Residential Water Damage/Flood Insurance

Homeowners insurance doesn’t include coverage for flood damage, yet it does provide coverage for various other types of water-related damage. For example, if rain causes damage through a hole in the roof or a broken window, the policy generally covers it, given that the damage was caused by winds or other exposures specified in the policy. If you experience water damage, it’s advisable to consult with your insurance company to confirm if it’s covered. For flood coverage, you would need to add a separate policy in addition to your standard homeowner’s insurance.

Replacement Cost Value Vs. Actual Cash Value

When filing a claim for damaged or stolen items, it’s essential to understand the difference between replacement cost value and actual cash value:

  • Replacement Cost Value (RCV): This coverage reimburses you for the cost of replacing your damaged or stolen items with new items of similar kind and quality, without deducting for depreciation.
  • Actual Cash Value (ACV): This coverage reimburses you for the current value of your damaged or stolen items, taking depreciation into account. As a result, the payout may be lower than the cost of replacing the items with new ones.

To learn more about the specifics of RCV vs ACV you can read our blog, “ACV Versus RCV: What Are The Differences?”.

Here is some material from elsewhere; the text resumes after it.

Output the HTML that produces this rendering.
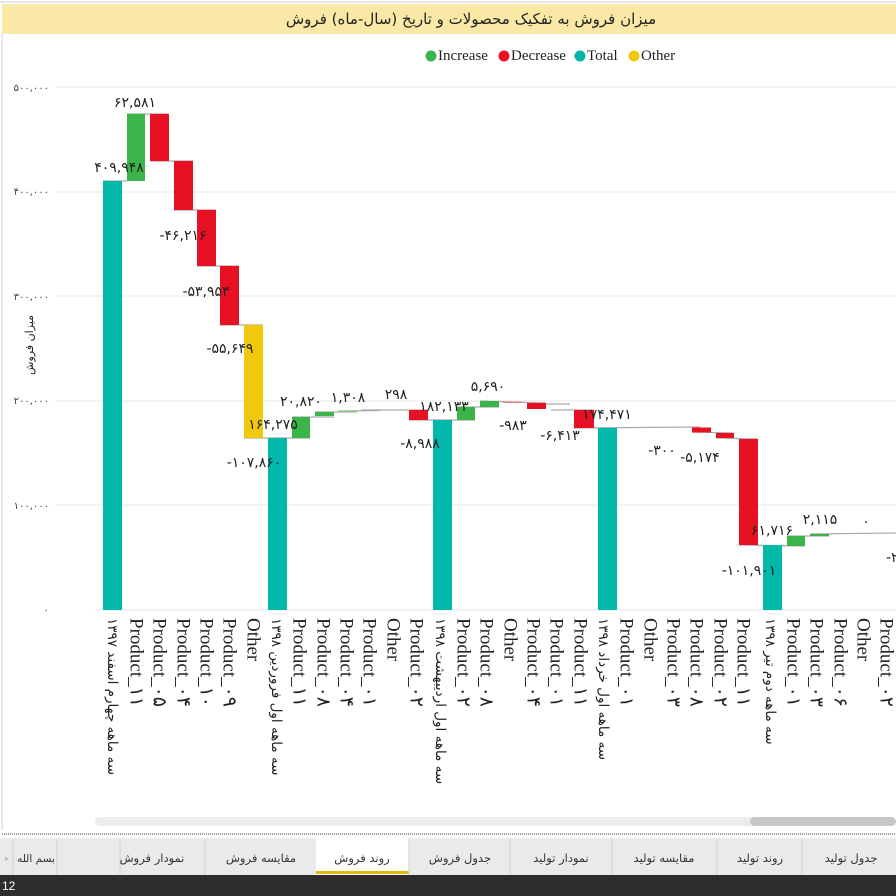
<!DOCTYPE html>
<html><head><meta charset="utf-8"><style>
html,body{margin:0;padding:0;width:896px;height:896px;overflow:hidden;background:#fff;font-family:"Liberation Sans","Noto Sans CJK SC",sans-serif}
</style></head><body>
<svg width="896" height="896" viewBox="0 0 896 896" xmlns="http://www.w3.org/2000/svg" style="position:absolute;left:0;top:0">
<rect x="0" y="0" width="896" height="896" fill="#fff"/>
<line x1="0" y1="2" x2="896" y2="2" stroke="#ccc"/>
<rect x="2" y="4" width="894" height="30" fill="#f9e8a6"/>
<text x="471" y="24" text-anchor="middle" font-family="'DejaVu Sans',sans-serif" font-size="15" fill="#222">میزان فروش به تفکیک محصولات و تاریخ (سال-ماه) فروش</text>
<line x1="2" y1="34" x2="2" y2="830" stroke="#d0d0d0"/>
<g font-family="'Liberation Serif',serif" font-size="15" fill="#222">
<circle cx="431" cy="56" r="5.5" fill="#3bb44a"/><text x="438" y="60">Increase</text>
<circle cx="504" cy="56" r="5.5" fill="#e81123"/><text x="511" y="60">Decrease</text>
<circle cx="580" cy="56" r="5.5" fill="#01b8aa"/><text x="587" y="60">Total</text>
<circle cx="634" cy="56" r="5.5" fill="#f2c80f"/><text x="641" y="60">Other</text>
</g>
<g stroke="#ececec" stroke-width="1.2">
<line x1="55" y1="87" x2="896" y2="87"/><line x1="55" y1="192" x2="896" y2="192"/>
<line x1="55" y1="296" x2="896" y2="296"/><line x1="55" y1="401" x2="896" y2="401"/>
<line x1="55" y1="505" x2="896" y2="505"/><line x1="95" y1="610" x2="896" y2="610"/>
</g>
<g font-family="'DejaVu Sans',sans-serif" font-size="10" fill="#444" text-anchor="end">
<text x="49" y="91">۵۰۰,۰۰۰</text><text x="49" y="195">۴۰۰,۰۰۰</text><text x="49" y="300">۳۰۰,۰۰۰</text>
<text x="49" y="404">۲۰۰,۰۰۰</text><text x="49" y="509">۱۰۰,۰۰۰</text><text x="49" y="613">۰</text>
</g>
<text transform="translate(33,345) rotate(-90)" text-anchor="middle" font-family="'DejaVu Sans',sans-serif" font-size="11" fill="#222">میزان فروش</text>
<g stroke="#aaa" stroke-width="1.2">
<line x1="103" y1="181" x2="127" y2="181"/><line x1="127" y1="114" x2="169" y2="114"/>
<line x1="150" y1="161" x2="193" y2="161"/><line x1="174" y1="210" x2="216" y2="210"/>
<line x1="197" y1="266" x2="239" y2="266"/><line x1="220" y1="325" x2="263" y2="325"/>
<line x1="244" y1="438" x2="310" y2="438"/><line x1="292" y1="417" x2="334" y2="417"/>
<line x1="315" y1="412" x2="357" y2="412"/><line x1="338" y1="411" x2="380" y2="410.5"/>
<line x1="361" y1="410" x2="428" y2="410"/><line x1="409" y1="420" x2="475" y2="420"/>
<line x1="457" y1="407" x2="499" y2="407"/><line x1="480" y1="401" x2="546" y2="403"/>
<line x1="527" y1="404" x2="570" y2="404"/><line x1="551" y1="410" x2="594" y2="410"/>
<line x1="574" y1="428" x2="700" y2="427"/><line x1="692" y1="432" x2="734" y2="433"/>
<line x1="716" y1="438" x2="758" y2="439"/><line x1="739" y1="545" x2="805" y2="546"/>
<line x1="787" y1="536" x2="829" y2="536"/><line x1="810" y1="534" x2="896" y2="533"/>
</g>
<g>
<rect x="103" y="181" width="19" height="429" fill="#01b8aa"/>
<rect x="127" y="114" width="18" height="67" fill="#3bb44a"/>
<rect x="150" y="114" width="19" height="47" fill="#e81123"/>
<rect x="174" y="161" width="19" height="49" fill="#e81123"/>
<rect x="197" y="210" width="19" height="56" fill="#e81123"/>
<rect x="220" y="266" width="19" height="59" fill="#e81123"/>
<rect x="244" y="325" width="19" height="113" fill="#f2c80f"/>
<rect x="268" y="438" width="19" height="172" fill="#01b8aa"/>
<rect x="292" y="417" width="18" height="21" fill="#3bb44a"/>
<rect x="315" y="412" width="19" height="4" fill="#3bb44a"/>
<rect x="338" y="410.5" width="19" height="1.5" fill="#8c8"/>
<rect x="409" y="410" width="19" height="10" fill="#e81123"/>
<rect x="433" y="420" width="19" height="190" fill="#01b8aa"/>
<rect x="457" y="407" width="18" height="13" fill="#3bb44a"/>
<rect x="480" y="401" width="19" height="6" fill="#3bb44a"/>
<rect x="503" y="401.5" width="19" height="1.5" fill="#d88"/>
<rect x="527" y="403" width="19" height="6" fill="#e81123"/>
<rect x="574" y="410" width="20" height="18" fill="#e81123"/>
<rect x="598" y="428" width="19" height="182" fill="#01b8aa"/>
<rect x="692" y="427.5" width="19" height="5" fill="#e81123"/>
<rect x="716" y="433" width="18" height="5" fill="#e81123"/>
<rect x="739" y="439" width="19" height="106" fill="#e81123"/>
<rect x="763" y="545" width="19" height="65" fill="#01b8aa"/>
<rect x="787" y="536" width="18" height="10" fill="#3bb44a"/>
<rect x="810" y="534" width="19" height="2" fill="#3bb44a"/>
</g>
<g font-family="'DejaVu Sans',sans-serif" font-size="14" fill="#222" text-anchor="middle">
<text x="119" y="172">۴۰۹,۹۴۸</text><text x="135" y="107">۶۲,۵۸۱</text>
<text x="183" y="240">-۴۶,۲۱۶</text><text x="206" y="296">-۵۳,۹۵۳</text>
<text x="230" y="353">-۵۵,۶۴۹</text><text x="254" y="467">-۱۰۷,۸۶۰</text>
<text x="273" y="429">۱۶۴,۲۷۵</text><text x="301" y="406">۲۰,۸۲۰</text>
<text x="348" y="402">۱,۳۰۸</text><text x="396" y="399">۲۹۸</text>
<text x="420" y="448">-۸,۹۸۸</text><text x="444" y="411">۱۸۲,۱۳۳</text>
<text x="488" y="391">۵,۶۹۰</text><text x="513" y="430">-۹۸۳</text>
<text x="560" y="440">-۶,۴۱۳</text><text x="607" y="419">۱۷۴,۴۷۱</text>
<text x="662" y="455">-۳۰۰</text><text x="700" y="462">-۵,۱۷۴</text>
<text x="749" y="575">-۱۰۱,۹۰۱</text><text x="772" y="535">۶۱,۷۱۶</text>
<text x="820" y="524">۲,۱۱۵</text><text x="866" y="526">۰</text>
<text x="896" y="562">-۲۰</text>
</g>
<g font-family="'Liberation Serif','DejaVu Sans',serif" font-size="19" fill="#222" dominant-baseline="central">
<text transform="translate(112,618) rotate(90)" font-family="'DejaVu Sans',sans-serif" font-size="13.5">سه ماهه چهارم اسفند ۱۳۹۷</text>
<text transform="translate(136,618) rotate(90)">Product_۱۱</text>
<text transform="translate(159,618) rotate(90)">Product_۰۵</text>
<text transform="translate(183,618) rotate(90)">Product_۰۴</text>
<text transform="translate(206,618) rotate(90)">Product_۱۰</text>
<text transform="translate(229,618) rotate(90)">Product_۰۹</text>
<text transform="translate(253,618) rotate(90)">Other</text>
<text transform="translate(276,618) rotate(90)" font-family="'DejaVu Sans',sans-serif" font-size="13.5">سه ماهه اول فروردین ۱۳۹۸</text>
<text transform="translate(299,618) rotate(90)">Product_۱۱</text>
<text transform="translate(323,618) rotate(90)">Product_۰۸</text>
<text transform="translate(346,618) rotate(90)">Product_۰۴</text>
<text transform="translate(369,618) rotate(90)">Product_۰۱</text>
<text transform="translate(393,618) rotate(90)">Other</text>
<text transform="translate(416,618) rotate(90)">Product_۰۲</text>
<text transform="translate(440,618) rotate(90)" font-family="'DejaVu Sans',sans-serif" font-size="13.5">سه ماهه اول اردیبهشت ۱۳۹۸</text>
<text transform="translate(463,618) rotate(90)">Product_۰۲</text>
<text transform="translate(486,618) rotate(90)">Product_۰۸</text>
<text transform="translate(510,618) rotate(90)">Other</text>
<text transform="translate(533,618) rotate(90)">Product_۰۴</text>
<text transform="translate(556,618) rotate(90)">Product_۰۱</text>
<text transform="translate(580,618) rotate(90)">Product_۱۱</text>
<text transform="translate(603,618) rotate(90)" font-family="'DejaVu Sans',sans-serif" font-size="13.5">سه ماهه اول خرداد ۱۳۹۸</text>
<text transform="translate(626,618) rotate(90)">Product_۰۱</text>
<text transform="translate(650,618) rotate(90)">Other</text>
<text transform="translate(673,618) rotate(90)">Product_۰۳</text>
<text transform="translate(696,618) rotate(90)">Product_۰۸</text>
<text transform="translate(720,618) rotate(90)">Product_۰۲</text>
<text transform="translate(743,618) rotate(90)">Product_۱۱</text>
<text transform="translate(770,618) rotate(90)" font-family="'DejaVu Sans',sans-serif" font-size="13.5">سه ماهه دوم تیر ۱۳۹۸</text>
<text transform="translate(793,618) rotate(90)">Product_۰۱</text>
<text transform="translate(816,618) rotate(90)">Product_۰۳</text>
<text transform="translate(840,618) rotate(90)">Product_۰۶</text>
<text transform="translate(863,618) rotate(90)">Other</text>
<text transform="translate(886,618) rotate(90)">Product_۰۲</text>
</g>
<rect x="95" y="817" width="801" height="9" rx="4.5" fill="#ececec"/>
<rect x="750" y="817" width="146" height="9" rx="4.5" fill="#c8c8c8"/>
<line x1="2" y1="834" x2="896" y2="834" stroke="#999" stroke-dasharray="1,1" stroke-width="2"/>
<rect x="0" y="838" width="896" height="37" fill="#eaeaea"/>
<rect x="316" y="838" width="93" height="37" fill="#fff"/>
<rect x="316" y="871" width="93" height="3" fill="#e5b90b"/>
<g stroke="#d2d2d2"><line x1="13" y1="838" x2="13" y2="875"/><line x1="57" y1="838" x2="57" y2="875"/><line x1="120" y1="838" x2="120" y2="875"/><line x1="205" y1="838" x2="205" y2="875"/><line x1="409" y1="838" x2="409" y2="875"/><line x1="510" y1="838" x2="510" y2="875"/><line x1="612" y1="838" x2="612" y2="875"/><line x1="717" y1="838" x2="717" y2="875"/><line x1="802" y1="838" x2="802" y2="875"/></g>
<text x="7" y="861" font-size="8" fill="#bbb" text-anchor="middle">▸</text>
<g font-family="'DejaVu Sans',sans-serif" font-size="11.5" fill="#333" text-anchor="middle">
<text x="36" y="862" font-size="10.5">بسم الله</text><text x="152" y="862">نمودار فروش</text><text x="261" y="862">مقایسه فروش</text>
<text x="362" y="862">روند فروش</text><text x="460" y="862">جدول فروش</text><text x="561" y="862">نمودار تولید</text>
<text x="664" y="862">مقایسه تولید</text><text x="760" y="862">روند تولید</text><text x="851" y="862">جدول تولید</text>
</g>
<rect x="0" y="875" width="896" height="21" fill="#2d2d2d"/>
<text x="2" y="890" font-size="12" fill="#fff">12</text>
</svg>
</body></html>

What To Do if You Disagree with Your Settlement

If you believe the settlement offered by your insurance company is insufficient or unfair, you have options. If you need assistance, reach out to your local Public Adjuster, like Fortitude, to go through your claim. You may be able to negotiate more effectively with a public adjuster on your side. Otherwise, here are some ways you can reassess your settlement:

  • Review Your Policy: Carefully review your insurance policy to understand the terms and coverage limitations.
  • Request a Reassessment: Provide additional documentation or evidence to support your claim and request a reassessment from your insurance company.
  • Negotiate: If necessary, negotiate with your insurance adjuster to reach a fair settlement. Consider seeking assistance from a public adjuster or legal counsel if you encounter difficulties.
  • Talk to the Claims Manager: Don’t hesitate to contact the claims manager if you have questions concerning the claims settlement offer and have given the claims adjuster a chance to answer them.

What To Do if Your Homeowner’s Insurance Claim Gets Denied

There are many reasons why a homeowner’s insurance claim can be denied, but if you feel like your claim was wrongly denied, please take the following steps:

  • Understand the Reason: Request a detailed explanation for the denial from your insurance company.
    Review Your Options: Review your policy and consult with a public adjuster to understand your options for appeal or recourse.
  • File an Appeal: If you believe the denial is unjustified, file an appeal with your insurance company. Provide any additional evidence or documentation to support your case.
  • File a Complaint: If all other avenues have been explored, filing a complaint with your State Insurance Department may be necessary. Upon receiving a complaint, the department usually investigates to determine if the insurance company has breached any state laws or regulations. They collaborate with the insurance company to address the complaints and, if necessary, undertake legal measures against the company for any identified violations of state laws or regulations.
  • Seek Legal Assistance: If necessary, consider seeking legal representation to escalate your claim or pursue alternative dispute resolution methods.